Keep on dreaming, but there is, no matter how 'deft', no worthwhile 'information' about music or innately and directly musical material in this quartet movement. 

It is a retro-reaction by one who cannot write very originally, or differently, not a call to preserve the old ways.

It is a string of tired cliches, not freshly re-done at that.

Back to the drawing board, I'm afraid.


----------



## PetrB

juergen said:


> I see your point, Lennon. You see the discrepancy between what the average concert goers like to hear on the one hand and what kind of music the contemporary composers deliver on the other hand. And actually that's really a pretty strange situation today: The composers produces stuff that only a handfull of people like to hear and the masses are running to the Mozart and Beethoven concerts. One can very easily get the idea to provide the people with new music in a style which they obviously like. But this is not so easy.
> 
> Most people go to Mozart concerts because they are Mozart concerts. I doubt very much that they would go there with the same enthusiasm if somebody would tell them that this is the music from a contemporary composer (of course that kind of experiment can't be done because everyone knows the music of Mozart and would recognize it).
> 
> And yes, if Mozart lived another 30 years, we would have 30 more years of masterpieces from him. And the people (me included) would love them. But you can't turn back the time. Trying to finish the unfinished job of Mozart won't work. It's much too late for this.
> 
> But maybe I'm completely wrong. Maybe you are going to be a new star composer. Then one day I'll be probably proud that I had the chance to talk to you today.
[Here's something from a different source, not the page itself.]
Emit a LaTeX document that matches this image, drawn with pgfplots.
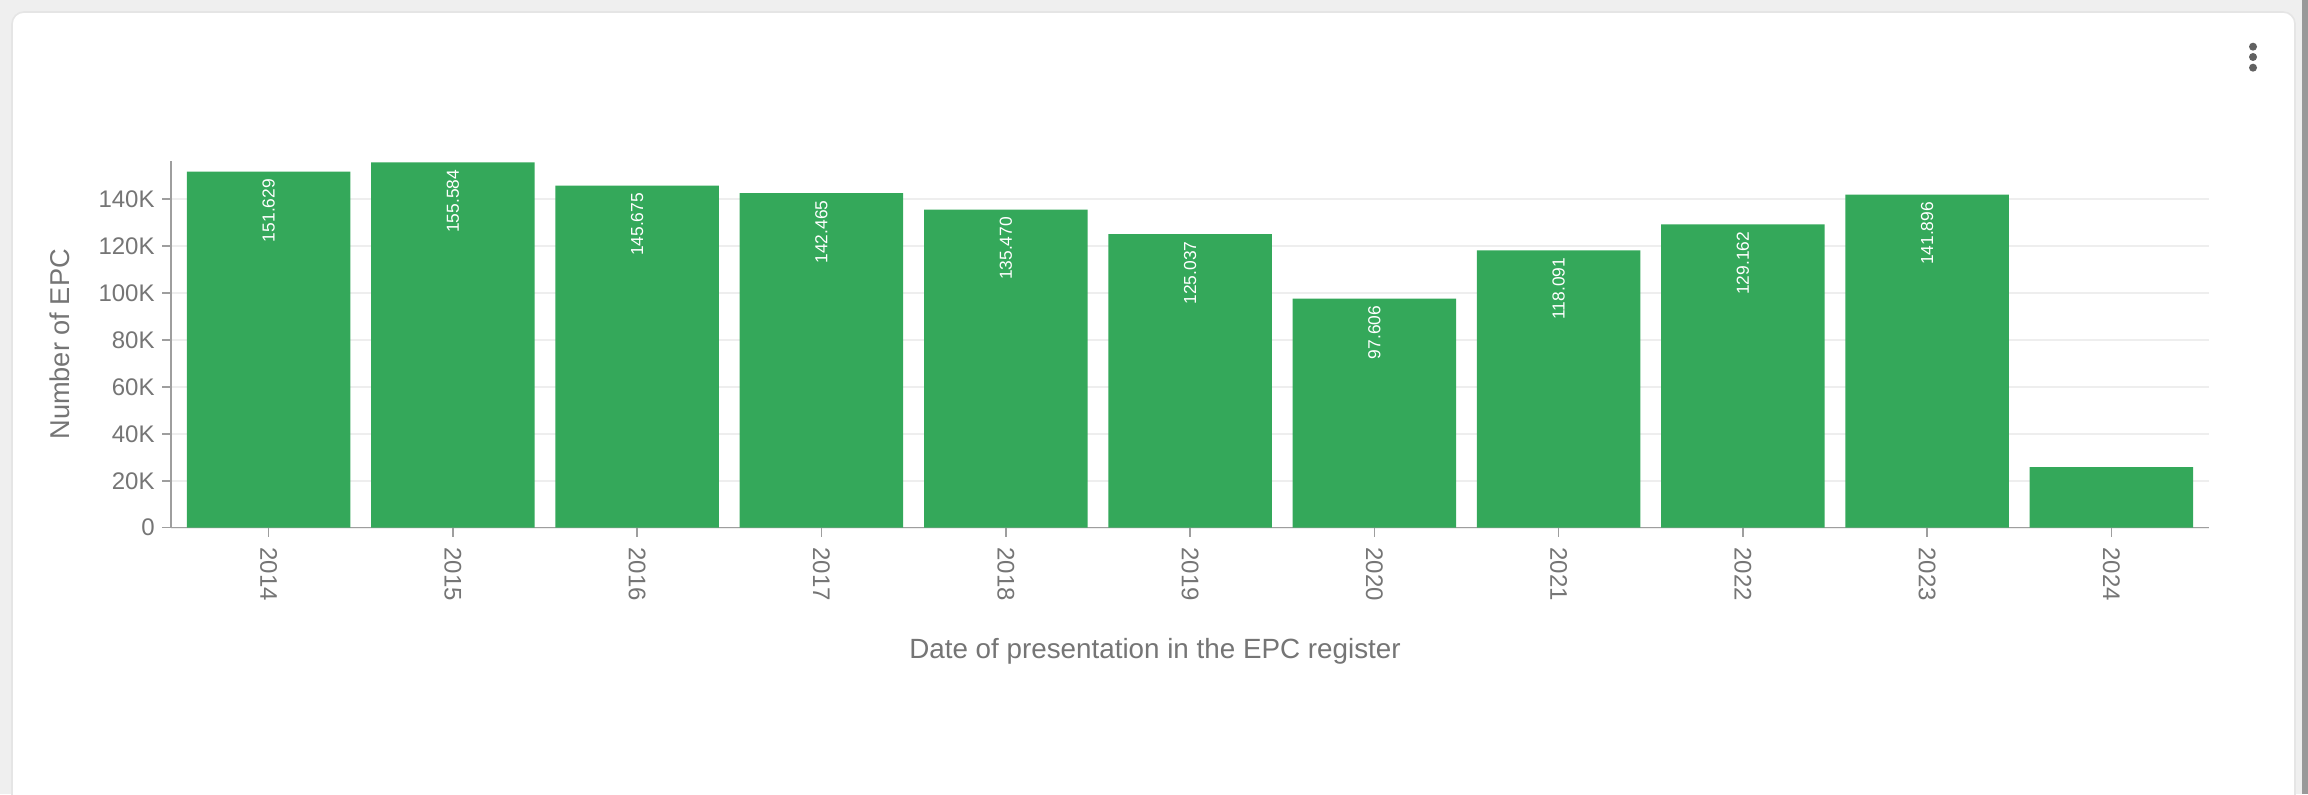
\documentclass[border=0pt]{standalone}
\usepackage{pgfplots}
\pgfplotsset{compat=1.18}
\usepackage{fontspec}
\setmainfont{Liberation Sans}
\definecolor{bargreen}{HTML}{34A85A}
\definecolor{txtgray}{HTML}{757575}
\definecolor{axgray}{HTML}{9E9E9E}
\definecolor{gridgray}{HTML}{EEEEEE}
\definecolor{bggray}{HTML}{EFEFEF}
\definecolor{dotgray}{HTML}{616161}
\begin{document}
\begin{tikzpicture}
\begin{scope}[x=0.5bp,y=0.5bp]
\useasboundingbox (0,0) rectangle (2308,794);
\fill[bggray] (0,0) rectangle (2308,794);
\fill[white, rounded corners=6] (12,-20) rectangle (2295,782);
\draw[black!10, line width=0.8bp, rounded corners=6] (12,-20) rectangle (2295,782);
\fill[black!40] (2302,0) rectangle (2308,794);
\fill[dotgray] (2253,747.3) circle (4) (2253,737) circle (4) (2253,726.3) circle (4);
\end{scope}
\begin{axis}[
  at={(85.5bp,133.15bp)}, anchor=south west,
  scale only axis, width=1019bp, height=183.35bp,
  ybar, bar width=81.75bp, bar shift=0pt,
  xmin=-0.53, xmax=10.53, ymin=0, ymax=156200,
  scaled y ticks=false,
  axis x line=bottom, axis y line=left,
  axis line style={axgray, line width=0.8bp, -},
  tick align=outside, major tick length=4.5bp,
  tick style={axgray, line width=0.8bp},
  xtick={0,1,2,3,4,5,6,7,8,9,10},
  xticklabels={2014,2015,2016,2017,2018,2019,2020,2021,2022,2023,2024},
  ytick={0,20000,40000,60000,80000,100000,120000,140000},
  yticklabels={0,20K,40K,60K,80K,100K,120K,140K},
  ymajorgrids, major grid style={gridgray, line width=1bp},
  ticklabel style={font=\fontsize{12bp}{14bp}\selectfont, text=txtgray},
  xticklabel style={rotate=-90, anchor=west, inner sep=0pt},
  yticklabel style={anchor=east, inner sep=0pt},
  xticklabel shift=5.15bp, yticklabel shift=3.5bp,
  xlabel={Date of presentation in the EPC register},
  ylabel={Number of EPC},
  xlabel style={at={(axis description cs:0.4828,0)}, anchor=north, yshift=-55bp, inner sep=0pt, font=\fontsize{13.9bp}{16bp}\selectfont, text=txtgray},
  ylabel style={at={(axis description cs:-0.0545,0.5)}, anchor=center, inner sep=0pt, font=\fontsize{13.6bp}{16bp}\selectfont, text=txtgray},
  every node near coord/.append style={font=\fontsize{8.7bp}{10bp}\selectfont, text=white, inner sep=0pt, yshift=-3.5bp, rotate=90, anchor=east},
]
\addplot[fill=bargreen, draw=none] coordinates {
  (0,151629) (1,155584) (2,145675) (3,142465) (4,135470) (5,125037)
  (6,97606) (7,118091) (8,129162) (9,141896) (10,25850)
};
\addplot[draw=none, fill=none, point meta=explicit symbolic, nodes near coords] coordinates {
  (0,151629) [151.629]
  (1,155584) [155.584]
  (2,145675) [145.675]
  (3,142465) [142.465]
  (4,135470) [135.470]
  (5,125037) [125.037]
  (6,97606) [97.606]
  (7,118091) [118.091]
  (8,129162) [129.162]
  (9,141896) [141.896]
};
\end{axis}
\end{tikzpicture}
\end{document}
The only thing I wanted to say is that the intention to reboot the musical evolution is almost a "Mission Impossible". This task would be too big even for a genius master composer, at least as long as he is alone. You would need to form an army of Mozarts and Beethovens for this mission.
> 
> Anyway, I'm on your side and I would like to see you succeed.
> Best regards
> Jürgen


You are laboring under a grievous misconception that both Mozart and Beethoven were 'popular' and 'populist' composers. In their own time, they were consumed and loved by a tiny minority, each having later lost large numbers of that audience as their music progressed and developed in harmonic language and form. They were modern composers of their day, and a good deal of their audiences were very much like the audiences who do enjoy the contemporary music of our day.

They became popular, more generally, only one or more hundred years after their deaths.

Big error in historic perspective, young feller, or rather, big error in what you know of music history.


----------



## macgeek2005

juergen said:


> I see your point, Lennon. You see the discrepancy between what the average concert goers like to hear on the one hand and what kind of music the contemporary composers deliver on the other hand. And actually that's really a pretty strange situation today: The composers produces stuff that only a handfull of people like to hear and the masses are running to the Mozart and Beethoven concerts. One can very easily get the idea to provide the people with new music in a style which they obviously like. But this is not so easy.
> 
> Most people go to Mozart concerts because they are Mozart concerts. I doubt very much that they would go there with the same enthusiasm if somebody would tell them that this is the music from a contemporary composer (of course that kind of experiment can't be done because everyone knows the music of Mozart and would recognize it).
> 
> And yes, if Mozart lived another 30 years, we would have 30 more years of masterpieces from him. And the people (me included) would love them. But you can't turn back the time. Trying to finish the unfinished job of Mozart won't work. It's much too late for this.
> 
> But maybe I'm completely wrong. Maybe you are going to be a new star composer. Then one day I'll be probably proud that I had the chance to talk to you today. The only thing I wanted to say is that the intention to reboot the musical evolution is almost a "Mission Impossible". This task would be too big even for a genius master composer, at least as long as he is alone. You would need to form an army of Mozarts and Beethovens for this mission.
> 
> Anyway, I'm on your side and I would like to see you succeed.
> Best regards
> Jürgen


People go to Mozart concerts because the heavenly beauty of the music moves them. They may be skeptical at first being told that a contemporary composer has composed music in that style, but when they begin to attend a few concerts and realize that lo and behold, a contemporary composer has actually created new music for the sake of beautiful art, rather than for the sake of an overly-explicit and self-indulgent expression of a twisted and mechanical ego, they will begin to trust that it can actually happen, and begin to excitedly attend such concerts in greater numbers.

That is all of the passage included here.